Being a nomad makes it challenging to be politically active. I read the news, donate to causes, and submit my absentee ballots, which often feels like the minimum. But how can I do more than that when I’m never in one place long enough to know the issues or candidates?
However, my journeys recently brought me to a place and time where I could make a difference: Kansas City, Missouri, on the cusp of yesterday’s primary elections. In addition to determining who would be on the ballot this November, the neighboring state of Kansas was also deciding on a constitutional amendment concerning abortion rights — the first state to do so after Roe v. Wade was repealed on June 24.
The ballot measure, if approved, would effectively overturn a 2019 decision by the state’s Supreme Court enshrining abortion rights in its constitution. The measure could pave the way for the legislature to pass a ban on abortion …Annie Gowen / Washington Post
This is a topic I feel strongly about — strongly enough that I thought I should do something more than throw money at it. But the only activities I could think of were phonebanking and canvassing, neither of which I’d done before and both of which gave me pause.

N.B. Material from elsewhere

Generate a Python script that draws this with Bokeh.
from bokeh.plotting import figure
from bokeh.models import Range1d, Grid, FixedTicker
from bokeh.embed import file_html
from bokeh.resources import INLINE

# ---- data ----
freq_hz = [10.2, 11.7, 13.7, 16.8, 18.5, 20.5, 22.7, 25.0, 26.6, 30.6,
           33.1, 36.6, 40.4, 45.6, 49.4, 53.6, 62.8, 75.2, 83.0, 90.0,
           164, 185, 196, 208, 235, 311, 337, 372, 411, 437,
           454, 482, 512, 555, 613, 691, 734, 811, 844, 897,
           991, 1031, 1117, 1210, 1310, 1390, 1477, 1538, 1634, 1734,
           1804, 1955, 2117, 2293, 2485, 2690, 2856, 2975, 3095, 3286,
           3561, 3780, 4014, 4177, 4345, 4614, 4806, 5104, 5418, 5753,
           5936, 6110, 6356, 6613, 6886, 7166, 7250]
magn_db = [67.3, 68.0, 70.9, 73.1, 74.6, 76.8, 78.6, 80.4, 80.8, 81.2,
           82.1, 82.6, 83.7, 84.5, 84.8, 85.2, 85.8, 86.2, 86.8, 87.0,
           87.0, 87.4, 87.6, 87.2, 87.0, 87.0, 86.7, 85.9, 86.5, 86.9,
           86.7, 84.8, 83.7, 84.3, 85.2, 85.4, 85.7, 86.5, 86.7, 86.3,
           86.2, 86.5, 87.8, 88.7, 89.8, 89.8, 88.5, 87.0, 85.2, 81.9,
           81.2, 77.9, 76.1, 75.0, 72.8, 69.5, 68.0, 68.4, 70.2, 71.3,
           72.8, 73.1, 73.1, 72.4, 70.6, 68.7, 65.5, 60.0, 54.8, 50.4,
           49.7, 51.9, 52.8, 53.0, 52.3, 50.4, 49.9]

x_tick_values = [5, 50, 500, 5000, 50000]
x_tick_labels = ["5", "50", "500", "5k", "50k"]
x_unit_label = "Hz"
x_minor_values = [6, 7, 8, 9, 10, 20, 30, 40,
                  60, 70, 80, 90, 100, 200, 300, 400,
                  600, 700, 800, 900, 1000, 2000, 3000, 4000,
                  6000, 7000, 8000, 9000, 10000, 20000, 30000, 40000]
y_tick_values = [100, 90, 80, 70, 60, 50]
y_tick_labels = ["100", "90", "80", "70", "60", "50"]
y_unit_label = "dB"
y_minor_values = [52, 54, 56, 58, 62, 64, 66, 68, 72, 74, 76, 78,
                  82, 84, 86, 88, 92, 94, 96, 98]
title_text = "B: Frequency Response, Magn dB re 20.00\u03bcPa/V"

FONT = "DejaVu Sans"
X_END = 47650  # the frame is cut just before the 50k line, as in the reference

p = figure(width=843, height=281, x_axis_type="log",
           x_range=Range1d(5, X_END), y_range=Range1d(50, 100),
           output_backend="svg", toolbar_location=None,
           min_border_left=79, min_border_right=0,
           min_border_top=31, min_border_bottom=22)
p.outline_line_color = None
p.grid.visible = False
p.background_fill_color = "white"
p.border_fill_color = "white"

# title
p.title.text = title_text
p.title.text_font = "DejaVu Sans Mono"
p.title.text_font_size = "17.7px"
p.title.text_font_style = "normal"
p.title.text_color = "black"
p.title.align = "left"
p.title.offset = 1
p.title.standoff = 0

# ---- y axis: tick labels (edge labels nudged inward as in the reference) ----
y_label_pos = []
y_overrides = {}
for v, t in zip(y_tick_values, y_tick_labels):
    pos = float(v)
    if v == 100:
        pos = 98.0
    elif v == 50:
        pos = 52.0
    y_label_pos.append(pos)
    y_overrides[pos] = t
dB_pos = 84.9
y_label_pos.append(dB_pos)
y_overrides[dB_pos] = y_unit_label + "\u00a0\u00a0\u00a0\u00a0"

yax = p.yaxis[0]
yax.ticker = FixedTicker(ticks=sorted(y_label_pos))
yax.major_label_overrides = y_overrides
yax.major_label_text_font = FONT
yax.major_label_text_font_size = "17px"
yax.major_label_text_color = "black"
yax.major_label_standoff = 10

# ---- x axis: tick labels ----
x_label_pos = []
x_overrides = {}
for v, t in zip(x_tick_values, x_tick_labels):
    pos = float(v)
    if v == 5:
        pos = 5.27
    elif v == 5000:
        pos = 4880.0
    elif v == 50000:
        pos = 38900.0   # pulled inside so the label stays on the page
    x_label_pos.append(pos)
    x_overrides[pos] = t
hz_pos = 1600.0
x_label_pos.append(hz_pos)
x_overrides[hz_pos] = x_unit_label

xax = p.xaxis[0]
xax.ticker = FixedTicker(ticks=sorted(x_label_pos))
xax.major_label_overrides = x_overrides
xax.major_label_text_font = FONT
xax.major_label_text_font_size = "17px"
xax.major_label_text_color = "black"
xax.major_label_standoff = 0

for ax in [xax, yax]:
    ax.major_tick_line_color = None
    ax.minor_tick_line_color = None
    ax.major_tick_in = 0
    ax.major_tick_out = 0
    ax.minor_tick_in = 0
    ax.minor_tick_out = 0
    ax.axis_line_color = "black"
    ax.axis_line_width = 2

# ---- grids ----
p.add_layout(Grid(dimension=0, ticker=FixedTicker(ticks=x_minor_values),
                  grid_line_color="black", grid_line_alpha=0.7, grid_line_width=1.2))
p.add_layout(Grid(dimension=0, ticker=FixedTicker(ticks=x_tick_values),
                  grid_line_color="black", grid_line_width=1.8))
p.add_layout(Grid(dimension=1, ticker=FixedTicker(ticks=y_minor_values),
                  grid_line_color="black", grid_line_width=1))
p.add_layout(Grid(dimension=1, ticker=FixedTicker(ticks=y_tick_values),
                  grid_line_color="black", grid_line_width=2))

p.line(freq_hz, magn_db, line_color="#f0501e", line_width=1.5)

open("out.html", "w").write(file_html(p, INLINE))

I don’t mind talking to strangers, and a friend who’s canvassed assured me that I’d be sent into the streets with backup; neither of those were my concern. It’s that, despite being a gregarious extrovert with experience in performance and public speaking, I’m not great at responding to anger.
This isn’t fear of rejection — if someone tells me, “Thanks, but I don’t think you’re the right candidate/partner for this job/relationship,” then I can put on a brave face, thank them for their consideration, and carry on. But temperatures run hot on political topics, especially when lives are at stake, and being yelled at over the phone or having doors slammed in my face would likely leave me upset for days.
I dithered on what to do until it was too late to do either. Primary Election Day came, and I was right: temperatures soared. Specifically, it hit 100º in Kansas City. It seems both my mental and physical health may have been spared by not canvassing.
But one form of political activism I’ve engaged in, even as a nomad, is holding signs and banners at rallies and busy street corners. Today was the last day for people to wave, cheer, and honk for their cause, even if they were doing so in dangerously hot weather. Here’s something I could do, then: bring relief to the ralliers.
Supplying protesters with water would’ve been obvious and welcome, but I try to avoid the wastefulness of plastic water bottles. I instead went to the grocery store and bought several boxes of frozen ice cream treats, then off I went across state lines to the polling station, where I was sure to find activists. En route, I considered whether I would share my purchases with just one side of the cause, or both; after all, regardless of beliefs, I don’t want anyone passing out from dehydration or heat stroke. Then I looked at my ice cream stash and realized the decision was financial, not moral: I hadn’t bought enough for everybody.
When I arrived at the polling station, that’s when I realized my plan, though well-intentioned, was extremely poorly conceived: every state prohibits campaigning outside of polling stations, with the buffer in Kansas being 250 feet. I found no electioneers in need of tasty treats.
I redirected myself at major roads and intersections, convinced there were be activists there, but again I was wrong. I was too surprised and dejected to consider also driving past various city halls.
By the time I went to bed, the results were in: Kansas had made a decision regarding the future of abortion access, and it wasn’t even a close contest. Was my help even needed? How much difference could one person have made in either direction? And yet:
Never doubt that a small group of thoughtful committed citizens can change the world. Indeed, it is the only thing that ever has.Margaret Mead
But there is a silver lining to my lack of participation. Shortly after I got home, a knock came on my door. I opened it to find two kids looking up at me: “Do you have any chores we can do around the house for a few dollars?”
I paused. “No,” I said, “but how about some ice cream?”